If you are planning to switch banks, Forbes offers a simple and straightforward guide to making it happen in five steps:
Comparison shop: The first step is to look around. Thanks to the Internet, this is easier than ever. There are a number of sites you can use to compare banks, including fees and other items. Look for what will work best for you.
Don’t forget the little guys: Forbes suggests that you look at community banks, online banks, and credit unions. You could be missing out if you just go with the big guys. You can enjoy a better relationship, and lower costs, when you look at these smaller options.

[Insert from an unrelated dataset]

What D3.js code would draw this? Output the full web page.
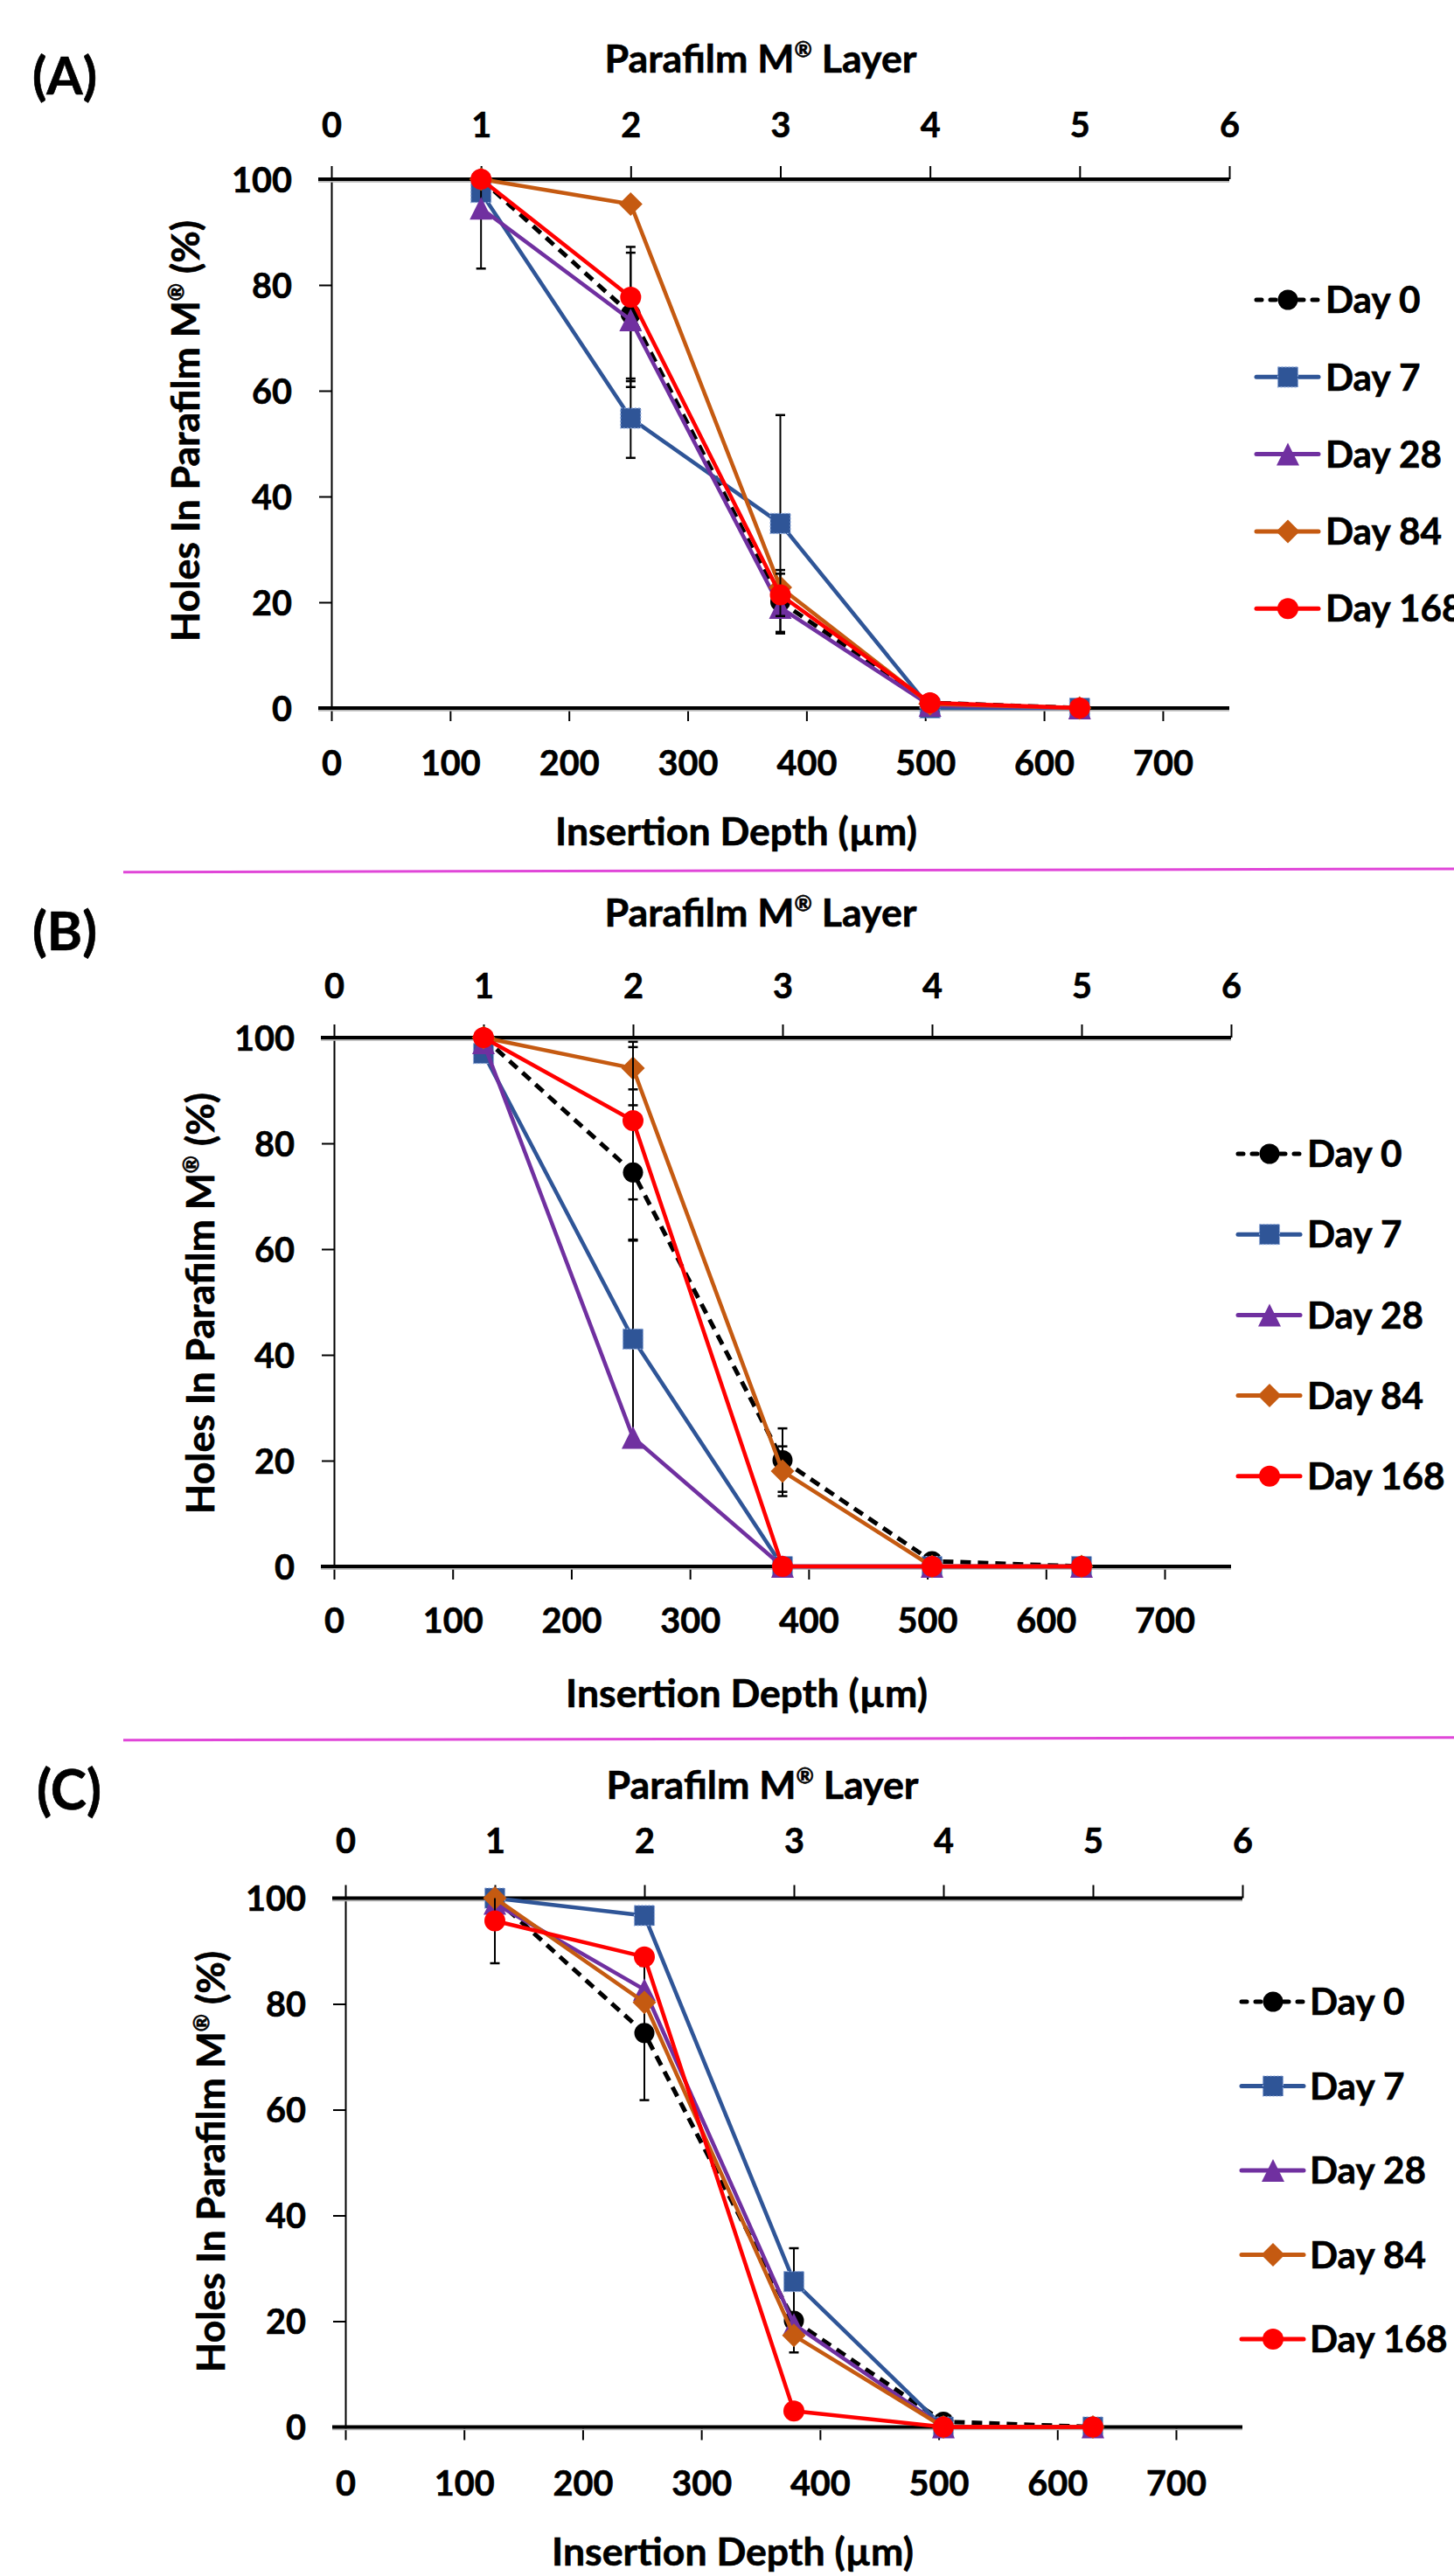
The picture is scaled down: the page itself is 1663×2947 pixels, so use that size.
<!DOCTYPE html>
<html>
<head>
<meta charset="utf-8">
<script src="https://cdn.jsdelivr.net/npm/d3@7.9.0/dist/d3.min.js"></script>
<style>
  body { margin: 0; background: #fff; }
  svg { display: block; }
  text { font-family: Lato, sans-serif; font-weight: 700; fill: #000; stroke: #000; stroke-width: 0.6px; }
</style>
</head>
<body>
<svg id="chart" width="1663" height="2947"></svg>
<script>
// ---- data ----
const days = ["Day 0", "Day 7", "Day 28", "Day 84", "Day 168"];
const layers = [1, 2, 3, 4, 5];
const layerThickness = 126; // µm per Parafilm layer
const layerTicks = [0, 1, 2, 3, 4, 5, 6];
const depthTicks = [0, 100, 200, 300, 400, 500, 600, 700];
const holeTicks = [0, 20, 40, 60, 80, 100];
const panelLabels = ["(A)", "(B)", "(C)"];

// holes in Parafilm (%) per day, layers 1..5
const holesA = [
  [100, 74.5, 20.1, 1.0, 0],
  [97.5, 54.8, 34.9, 0, 0],
  [94.5, 73.4, 19.0, 0.5, 0],
  [100, 95.3, 22.8, 0.8, 0],
  [100, 77.7, 21.4, 1.0, 0]
];
const errA = [
  [0, 12.7, 6, 0, 0],
  [0, 7.5, 20.5, 0, 0],
  [11.4, 12.7, 0, 0, 0],
  [0, 0, 0, 0, 0],
  [0, 0, 4, 0, 0]
];
const holesB = [
  [100, 74.5, 20.1, 1.0, 0],
  [97.0, 43.0, 0, 0, 0],
  [99.0, 24.4, 0, 0, 0],
  [100, 94.2, 18.0, 0, 0],
  [100, 84.3, 0, 0, 0]
];
const errB = [
  [0, 12.7, 6, 0, 0],
  [0, 18.6, 0, 0, 0],
  [0, 0, 0, 0, 0],
  [0, 4, 4.7, 0, 0],
  [0, 14.9, 0, 0, 0]
];
const holesC = [
  [100, 74.5, 20.1, 1.0, 0],
  [100, 96.7, 27.5, 0, 0],
  [99.0, 82.7, 19.4, 0, 0],
  [100, 80.3, 17.3, 0, 0],
  [95.7, 88.9, 3.0, 0, 0]
];
const errC = [
  [0, 12.7, 6, 0, 0],
  [0, 1.6, 6.3, 0, 0],
  [0, 0, 0, 0, 0],
  [0, 0, 0, 0, 0],
  [8, 0, 0, 0, 0]
];

// ---- styles ----
const colors = ["#000000", "#2F5597", "#7030A0", "#C55A11", "#FF0000"];
const dashes = ["12,8", null, null, null, null];

const triangle = { draw(ctx, size) { const r = Math.sqrt(size) / 2; ctx.moveTo(0, -r); ctx.lineTo(r, r); ctx.lineTo(-r, r); ctx.closePath(); } };
const diamond = { draw(ctx, size) { const r = Math.sqrt(size) / 2; ctx.moveTo(0, -r); ctx.lineTo(r, 0); ctx.lineTo(0, r); ctx.lineTo(-r, 0); ctx.closePath(); } };
const shapes = [
  d3.symbol(d3.symbolCircle, Math.PI * 11.5 * 11.5),
  d3.symbol(d3.symbolSquare, 23 * 23),
  d3.symbol(triangle, 26 * 26),
  d3.symbol(diamond, 27 * 27),
  d3.symbol(d3.symbolCircle, Math.PI * 12 * 12)
];

// ---- layout ----
const layouts = [
  { left: 379, right: 1406, top: 205, bottom: 810, labelX: 37, labelY: 108, topTitleX: 870, topTitleY: 83, topTickY: 157,
    bottomTickY: 887, bottomTitleX: 842, bottomTitleY: 967, yTitleX: 215, yTitleY: 493,
    legY: 343, legDy: 88.3, legX1: 1437, legX2: 1508, legXm: 1473, legXt: 1516 },
  { left: 382, right: 1408, top: 1187, bottom: 1792, labelX: 37, labelY: 1087, topTitleX: 870, topTitleY: 1060, topTickY: 1142,
    bottomTickY: 1868, bottomTitleX: 854, bottomTitleY: 1953, yTitleX: 232, yTitleY: 1491,
    legY: 1320, legDy: 92.2, legX1: 1416, legX2: 1487, legXm: 1452, legXt: 1495 },
  { left: 395, right: 1421, top: 2171.5, bottom: 2776.5, labelX: 42, labelY: 2070, topTitleX: 872, topTitleY: 2058, topTickY: 2120,
    bottomTickY: 2855, bottomTitleX: 838, bottomTitleY: 2935, yTitleX: 244, yTitleY: 2473,
    legY: 2290, legDy: 96.5, legX1: 1420, legX2: 1491, legXm: 1456, legXt: 1498 }
];

const svg = d3.select("#chart");

// size a text so its width matches the width measured in the original figure
function fitWidth(sel, target) {
  const fs = parseFloat(sel.attr("font-size"));
  const w = sel.node().getComputedTextLength();
  sel.attr("font-size", (fs * target / w).toFixed(2));
  return fs * target / w;
}

// work out font sizes once from probe texts
const probe = svg.append("g");
const tickSize = fitWidth(probe.append("text").attr("font-size", 40).text("100"), 69);
const legendSize = fitWidth(probe.append("text").attr("font-size", 40).text("Day 28"), 133);
probe.remove();

function drawPanel(idx, holes, errs) {
  const p = layouts[idx];
  const xLayer = d3.scaleLinear().domain([0, 6]).range([p.left, p.right]);
  const xDepth = d3.scaleLinear().domain([0, 6 * layerThickness]).range([p.left, p.right]);
  const y = d3.scaleLinear().domain([0, 100]).range([p.bottom, p.top]);
  const g = svg.append("g");

  // left axis
  const left = g.append("g").attr("transform", `translate(${p.left},0)`)
    .call(d3.axisLeft(y).tickValues(holeTicks).tickSize(14).tickPadding(31));
  left.select(".domain").attr("stroke-width", 2);
  left.selectAll(".tick line").attr("stroke-width", 2);
  left.selectAll("text").attr("font-size", tickSize).attr("font-family", "Lato").attr("dy", "0.36em");

  // top axis (layers)
  const top = g.append("g").attr("transform", `translate(0,${p.top})`)
    .call(d3.axisTop(xLayer).tickValues(layerTicks).tickFormat(d3.format("d")).tickSize(15));
  top.select(".domain").remove();
  top.selectAll(".tick line").attr("stroke-width", 2);
  top.selectAll("text").attr("font-size", tickSize).attr("font-family", "Lato")
    .attr("y", p.topTickY - p.top).attr("dy", 0);

  // bottom axis (depth)
  const bot = g.append("g").attr("transform", `translate(0,${p.bottom})`)
    .call(d3.axisBottom(xDepth).tickValues(depthTicks).tickFormat(d3.format("d")).tickSize(15));
  bot.select(".domain").remove();
  bot.selectAll(".tick line").attr("stroke-width", 2);
  bot.selectAll("text").attr("font-size", tickSize).attr("font-family", "Lato")
    .attr("y", p.bottomTickY - p.bottom).attr("dy", 0);

  // heavy horizontal axis lines with soft shadow
  [p.top, p.bottom].forEach(yy => {
    g.append("line").attr("x1", p.left - 15).attr("x2", p.right).attr("y1", yy + 2.8).attr("y2", yy + 2.8)
      .attr("stroke", "#b5b5b5").attr("stroke-width", 2);
    g.append("line").attr("x1", p.left - 15).attr("x2", p.right).attr("y1", yy).attr("y2", yy)
      .attr("stroke", "#000").attr("stroke-width", 4);
  });

  // titles
  fitWidth(g.append("text").attr("x", p.labelX).attr("y", p.labelY).attr("font-size", 57).text(panelLabels[idx]), 74);

  const tt = g.append("text").attr("x", p.topTitleX).attr("y", p.topTitleY).attr("font-size", 43).attr("text-anchor", "middle");
  tt.append("tspan").text("Parafilm M");
  tt.append("tspan").attr("font-size", "0.55em").attr("dy", "-0.72em").text("®");
  tt.append("tspan").attr("dy", "0.396em").text(" Layer");
  fitWidth(tt, 357);

  fitWidth(g.append("text").attr("x", p.bottomTitleX).attr("y", p.bottomTitleY).attr("font-size", 43)
    .attr("text-anchor", "middle").text("Insertion Depth (µm)"), 414);

  const yt = g.append("text").attr("transform", `translate(${p.yTitleX + 13},${p.yTitleY}) rotate(-90)`)
    .attr("font-size", 39).attr("text-anchor", "middle").attr("font-family", "'Open Sans', sans-serif");
  yt.append("tspan").text("Holes In Parafilm M");
  yt.append("tspan").attr("font-size", "0.55em").attr("dy", "-0.72em").text("®");
  yt.append("tspan").attr("dy", "0.396em").text(" (%)");
  fitWidth(yt, 482);

  // clip for error bars
  const clipId = "clip" + idx;
  svg.append("clipPath").attr("id", clipId).append("rect")
    .attr("x", p.left).attr("y", p.top).attr("width", p.right - p.left).attr("height", p.bottom - p.top + 2);

  const line = d3.line().x((d, i) => xLayer(layers[i])).y(d => y(d));

  holes.forEach((vals, s) => {
    g.append("path").datum(vals).attr("d", line).attr("fill", "none")
      .attr("stroke", colors[s]).attr("stroke-width", s === 0 ? 5 : 4.5)
      .attr("stroke-dasharray", dashes[s]).attr("stroke-linejoin", "round");

    const eb = g.append("g").attr("clip-path", `url(#${clipId})`);
    vals.forEach((v, i) => {
      const e = errs[s][i];
      if (!e) return;
      const cx = xLayer(layers[i]);
      eb.append("line").attr("x1", cx).attr("x2", cx).attr("y1", y(v - e)).attr("y2", y(v + e))
        .attr("stroke", "#000").attr("stroke-width", 2);
      [v - e, v + e].forEach(ev => {
        eb.append("line").attr("x1", cx - 5.5).attr("x2", cx + 5.5).attr("y1", y(ev)).attr("y2", y(ev))
          .attr("stroke", "#000").attr("stroke-width", 2.5);
      });
    });

    g.selectAll(null).data(vals).enter().append("path")
      .attr("d", shapes[s])
      .attr("transform", (d, i) => `translate(${xLayer(layers[i])},${y(d)})`)
      .attr("fill", colors[s])
      .attr("stroke", s === 1 ? "#8FAADC" : "none")
      .attr("stroke-width", 1.2)
      .attr("stroke-dasharray", s === 1 ? "2,2" : null);
  });

  // legend
  days.forEach((name, s) => {
    const ly = p.legY + s * p.legDy;
    const lg = g.append("g");
    lg.append("line").attr("x1", p.legX1).attr("x2", p.legX2).attr("y1", ly).attr("y2", ly)
      .attr("stroke", colors[s]).attr("stroke-width", 5).attr("stroke-linecap", "round")
      .attr("stroke-dasharray", s === 0 ? "6,10" : null);
    lg.append("path").attr("d", shapes[s]).attr("transform", `translate(${p.legXm},${ly})`)
      .attr("fill", colors[s])
      .attr("stroke", s === 1 ? "#8FAADC" : "none").attr("stroke-width", 1.2)
      .attr("stroke-dasharray", s === 1 ? "2,2" : null);
    lg.append("text").attr("x", p.legXt).attr("y", ly).attr("dy", "0.36em").attr("font-size", legendSize).text(name);
  });
}

drawPanel(0, holesA, errA);
drawPanel(1, holesB, errB);
drawPanel(2, holesC, errC);

// separators between panels
const separators = [[997.7, 994], [1990.7, 1987.7]];
separators.forEach(([y1, y2]) => {
  svg.append("line").attr("x1", 141).attr("x2", 1663).attr("y1", y1).attr("y2", y2)
    .attr("stroke", "#E046D8").attr("stroke-width", 3);
});
</script>
</body>
</html>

Open your new account: Now that you have chosen a new financial institution, it’s time to open an account. Once you open an account, make sure you set up automatic transactions. This means adding direct deposits, as well as setting up automatic payments for loans and other services. Make a list ahead of time.
Move your money: First, you need to coordinate which outstanding automated payments will be coming out of your old account. Leave enough money to cover those items and then move the rest of your money. You can use electronic transfer or certified checks. You might need to have both accounts up and running for a couple of months to get everything taken care of properly.
Close the old account: Finally, it’s time to close your old account. Make sure you fill out the paperwork, since just drawing down the account is insufficient — especially if there are fees associated with having a low balance.
With a little planning, it’s possible to create a smooth transition to a new bank.